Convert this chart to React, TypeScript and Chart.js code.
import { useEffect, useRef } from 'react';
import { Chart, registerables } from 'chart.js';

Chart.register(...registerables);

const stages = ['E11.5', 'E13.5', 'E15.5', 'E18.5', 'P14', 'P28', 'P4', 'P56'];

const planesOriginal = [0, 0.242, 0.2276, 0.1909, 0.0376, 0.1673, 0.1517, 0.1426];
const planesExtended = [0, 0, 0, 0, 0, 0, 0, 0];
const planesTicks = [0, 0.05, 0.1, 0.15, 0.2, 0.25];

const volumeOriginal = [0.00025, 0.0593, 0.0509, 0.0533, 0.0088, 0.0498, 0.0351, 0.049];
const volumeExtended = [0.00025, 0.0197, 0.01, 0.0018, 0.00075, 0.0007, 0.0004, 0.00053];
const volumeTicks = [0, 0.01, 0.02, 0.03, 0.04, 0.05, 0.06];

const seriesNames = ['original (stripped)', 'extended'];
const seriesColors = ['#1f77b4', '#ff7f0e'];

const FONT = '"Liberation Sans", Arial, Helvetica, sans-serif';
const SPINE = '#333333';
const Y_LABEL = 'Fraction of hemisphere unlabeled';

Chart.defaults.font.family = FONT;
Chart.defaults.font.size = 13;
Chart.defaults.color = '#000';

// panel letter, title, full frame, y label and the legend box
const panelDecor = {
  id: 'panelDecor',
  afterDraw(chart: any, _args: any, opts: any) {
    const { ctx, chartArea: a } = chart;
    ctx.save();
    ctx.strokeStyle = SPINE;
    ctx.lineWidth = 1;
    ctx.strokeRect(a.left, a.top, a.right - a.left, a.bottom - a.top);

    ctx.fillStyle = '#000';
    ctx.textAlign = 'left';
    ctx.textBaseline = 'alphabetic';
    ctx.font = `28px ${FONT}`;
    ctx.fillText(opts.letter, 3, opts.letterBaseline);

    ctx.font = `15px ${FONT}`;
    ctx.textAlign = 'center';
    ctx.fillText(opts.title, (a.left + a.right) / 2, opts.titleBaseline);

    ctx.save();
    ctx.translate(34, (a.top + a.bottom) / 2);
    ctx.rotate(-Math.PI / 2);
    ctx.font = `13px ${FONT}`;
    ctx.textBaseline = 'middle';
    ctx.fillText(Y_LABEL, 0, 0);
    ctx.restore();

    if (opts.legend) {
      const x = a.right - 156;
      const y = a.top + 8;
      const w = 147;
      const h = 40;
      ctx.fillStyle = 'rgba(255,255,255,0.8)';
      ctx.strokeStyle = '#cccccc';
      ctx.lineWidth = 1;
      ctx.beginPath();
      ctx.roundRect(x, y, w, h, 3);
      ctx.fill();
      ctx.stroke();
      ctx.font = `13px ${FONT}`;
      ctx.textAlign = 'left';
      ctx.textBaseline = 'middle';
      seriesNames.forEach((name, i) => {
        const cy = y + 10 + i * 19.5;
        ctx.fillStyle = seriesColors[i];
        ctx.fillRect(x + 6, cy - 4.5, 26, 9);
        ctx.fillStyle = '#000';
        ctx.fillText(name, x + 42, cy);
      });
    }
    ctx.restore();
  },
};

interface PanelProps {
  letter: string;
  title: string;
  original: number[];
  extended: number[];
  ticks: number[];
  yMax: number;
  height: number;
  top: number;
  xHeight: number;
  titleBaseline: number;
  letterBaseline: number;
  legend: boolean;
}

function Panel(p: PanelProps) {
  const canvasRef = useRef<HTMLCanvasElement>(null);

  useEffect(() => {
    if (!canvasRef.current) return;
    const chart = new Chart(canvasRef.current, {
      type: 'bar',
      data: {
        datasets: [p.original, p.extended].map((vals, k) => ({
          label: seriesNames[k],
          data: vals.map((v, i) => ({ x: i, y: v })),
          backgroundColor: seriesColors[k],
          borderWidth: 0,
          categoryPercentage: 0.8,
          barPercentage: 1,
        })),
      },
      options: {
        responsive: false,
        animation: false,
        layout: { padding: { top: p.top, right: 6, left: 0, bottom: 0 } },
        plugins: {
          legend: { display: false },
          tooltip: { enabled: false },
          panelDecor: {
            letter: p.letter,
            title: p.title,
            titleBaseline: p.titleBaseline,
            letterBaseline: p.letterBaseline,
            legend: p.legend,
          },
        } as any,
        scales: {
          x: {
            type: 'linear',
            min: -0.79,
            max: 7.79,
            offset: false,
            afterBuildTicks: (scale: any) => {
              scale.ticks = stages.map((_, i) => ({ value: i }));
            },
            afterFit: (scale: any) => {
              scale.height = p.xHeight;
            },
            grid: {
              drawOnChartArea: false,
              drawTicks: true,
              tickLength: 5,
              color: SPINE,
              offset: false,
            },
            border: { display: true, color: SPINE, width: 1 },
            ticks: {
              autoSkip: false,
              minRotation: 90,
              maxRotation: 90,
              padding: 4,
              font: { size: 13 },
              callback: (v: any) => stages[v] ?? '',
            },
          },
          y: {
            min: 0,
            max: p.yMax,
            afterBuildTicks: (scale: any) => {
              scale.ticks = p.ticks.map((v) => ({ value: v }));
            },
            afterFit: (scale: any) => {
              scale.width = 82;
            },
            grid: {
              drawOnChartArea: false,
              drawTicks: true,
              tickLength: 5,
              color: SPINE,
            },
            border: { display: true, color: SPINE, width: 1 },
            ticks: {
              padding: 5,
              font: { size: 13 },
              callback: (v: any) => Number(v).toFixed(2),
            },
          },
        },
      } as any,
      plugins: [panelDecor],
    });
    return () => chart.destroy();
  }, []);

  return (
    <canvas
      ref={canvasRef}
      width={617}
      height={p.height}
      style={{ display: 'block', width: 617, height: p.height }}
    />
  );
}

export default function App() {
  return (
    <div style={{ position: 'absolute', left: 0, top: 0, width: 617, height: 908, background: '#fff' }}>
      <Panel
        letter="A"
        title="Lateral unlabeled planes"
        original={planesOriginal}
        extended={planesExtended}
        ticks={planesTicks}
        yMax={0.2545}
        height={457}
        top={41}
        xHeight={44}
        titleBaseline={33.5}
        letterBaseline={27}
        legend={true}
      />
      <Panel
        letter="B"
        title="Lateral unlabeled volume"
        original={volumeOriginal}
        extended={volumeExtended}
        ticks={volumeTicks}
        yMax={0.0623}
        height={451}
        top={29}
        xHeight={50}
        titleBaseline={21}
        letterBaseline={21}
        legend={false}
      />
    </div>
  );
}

········

Transcribe the data above in full, exactly.

▶ **Answer to the task**
Convert this chart to React, TypeScript and Chart.js code.
import { useEffect, useRef } from 'react';
import { Chart, registerables } from 'chart.js';

Chart.register(...registerables);

const stages = ['E11.5', 'E13.5', 'E15.5', 'E18.5', 'P14', 'P28', 'P4', 'P56'];

const planesOriginal = [0, 0.242, 0.2276, 0.1909, 0.0376, 0.1673, 0.1517, 0.1426];
const planesExtended = [0, 0, 0, 0, 0, 0, 0, 0];
const planesTicks = [0, 0.05, 0.1, 0.15, 0.2, 0.25];

const volumeOriginal = [0.00025, 0.0593, 0.0509, 0.0533, 0.0088, 0.0498, 0.0351, 0.049];
const volumeExtended = [0.00025, 0.0197, 0.01, 0.0018, 0.00075, 0.0007, 0.0004, 0.00053];
const volumeTicks = [0, 0.01, 0.02, 0.03, 0.04, 0.05, 0.06];

const seriesNames = ['original (stripped)', 'extended'];
const seriesColors = ['#1f77b4', '#ff7f0e'];

const FONT = '"Liberation Sans", Arial, Helvetica, sans-serif';
const SPINE = '#333333';
const Y_LABEL = 'Fraction of hemisphere unlabeled';

Chart.defaults.font.family = FONT;
Chart.defaults.font.size = 13;
Chart.defaults.color = '#000';

// panel letter, title, full frame, y label and the legend box
const panelDecor = {
  id: 'panelDecor',
  afterDraw(chart: any, _args: any, opts: any) {
    const { ctx, chartArea: a } = chart;
    ctx.save();
    ctx.strokeStyle = SPINE;
    ctx.lineWidth = 1;
    ctx.strokeRect(a.left, a.top, a.right - a.left, a.bottom - a.top);

    ctx.fillStyle = '#000';
    ctx.textAlign = 'left';
    ctx.textBaseline = 'alphabetic';
    ctx.font = `28px ${FONT}`;
    ctx.fillText(opts.letter, 3, opts.letterBaseline);

    ctx.font = `15px ${FONT}`;
    ctx.textAlign = 'center';
    ctx.fillText(opts.title, (a.left + a.right) / 2, opts.titleBaseline);

    ctx.save();
    ctx.translate(34, (a.top + a.bottom) / 2);
    ctx.rotate(-Math.PI / 2);
    ctx.font = `13px ${FONT}`;
    ctx.textBaseline = 'middle';
    ctx.fillText(Y_LABEL, 0, 0);
    ctx.restore();

    if (opts.legend) {
      const x = a.right - 156;
      const y = a.top + 8;
      const w = 147;
      const h = 40;
      ctx.fillStyle = 'rgba(255,255,255,0.8)';
      ctx.strokeStyle = '#cccccc';
      ctx.lineWidth = 1;
      ctx.beginPath();
      ctx.roundRect(x, y, w, h, 3);
      ctx.fill();
      ctx.stroke();
      ctx.font = `13px ${FONT}`;
      ctx.textAlign = 'left';
      ctx.textBaseline = 'middle';
      seriesNames.forEach((name, i) => {
        const cy = y + 10 + i * 19.5;
        ctx.fillStyle = seriesColors[i];
        ctx.fillRect(x + 6, cy - 4.5, 26, 9);
        ctx.fillStyle = '#000';
        ctx.fillText(name, x + 42, cy);
      });
    }
    ctx.restore();
  },
};

interface PanelProps {
  letter: string;
  title: string;
  original: number[];
  extended: number[];
  ticks: number[];
  yMax: number;
  height: number;
  top: number;
  xHeight: number;
  titleBaseline: number;
  letterBaseline: number;
  legend: boolean;
}

function Panel(p: PanelProps) {
  const canvasRef = useRef<HTMLCanvasElement>(null);

  useEffect(() => {
    if (!canvasRef.current) return;
    const chart = new Chart(canvasRef.current, {
      type: 'bar',
      data: {
        datasets: [p.original, p.extended].map((vals, k) => ({
          label: seriesNames[k],
          data: vals.map((v, i) => ({ x: i, y: v })),
          backgroundColor: seriesColors[k],
          borderWidth: 0,
          categoryPercentage: 0.8,
          barPercentage: 1,
        })),
      },
      options: {
        responsive: false,
        animation: false,
        layout: { padding: { top: p.top, right: 6, left: 0, bottom: 0 } },
        plugins: {
          legend: { display: false },
          tooltip: { enabled: false },
          panelDecor: {
            letter: p.letter,
            title: p.title,
            titleBaseline: p.titleBaseline,
            letterBaseline: p.letterBaseline,
            legend: p.legend,
          },
        } as any,
        scales: {
          x: {
            type: 'linear',
            min: -0.79,
            max: 7.79,
            offset: false,
            afterBuildTicks: (scale: any) => {
              scale.ticks = stages.map((_, i) => ({ value: i }));
            },
            afterFit: (scale: any) => {
              scale.height = p.xHeight;
            },
            grid: {
              drawOnChartArea: false,
              drawTicks: true,
              tickLength: 5,
              color: SPINE,
              offset: false,
            },
            border: { display: true, color: SPINE, width: 1 },
            ticks: {
              autoSkip: false,
              minRotation: 90,
              maxRotation: 90,
              padding: 4,
              font: { size: 13 },
              callback: (v: any) => stages[v] ?? '',
            },
          },
          y: {
            min: 0,
            max: p.yMax,
            afterBuildTicks: (scale: any) => {
              scale.ticks = p.ticks.map((v) => ({ value: v }));
            },
            afterFit: (scale: any) => {
              scale.width = 82;
            },
            grid: {
              drawOnChartArea: false,
              drawTicks: true,
              tickLength: 5,
              color: SPINE,
            },
            border: { display: true, color: SPINE, width: 1 },
            ticks: {
              padding: 5,
              font: { size: 13 },
              callback: (v: any) => Number(v).toFixed(2),
            },
          },
        },
      } as any,
      plugins: [panelDecor],
    });
    return () => chart.destroy();
  }, []);

  return (
    <canvas
      ref={canvasRef}
      width={617}
      height={p.height}
      style={{ display: 'block', width: 617, height: p.height }}
    />
  );
}

export default function App() {
  return (
    <div style={{ position: 'absolute', left: 0, top: 0, width: 617, height: 908, background: '#fff' }}>
      <Panel
        letter="A"
        title="Lateral unlabeled planes"
        original={planesOriginal}
        extended={planesExtended}
        ticks={planesTicks}
        yMax={0.2545}
        height={457}
        top={41}
        xHeight={44}
        titleBaseline={33.5}
        letterBaseline={27}
        legend={true}
      />
      <Panel
        letter="B"
        title="Lateral unlabeled volume"
        original={volumeOriginal}
        extended={volumeExtended}
        ticks={volumeTicks}
        yMax={0.0623}
        height={451}
        top={29}
        xHeight={50}
        titleBaseline={21}
        letterBaseline={21}
        legend={false}
      />
    </div>
  );
}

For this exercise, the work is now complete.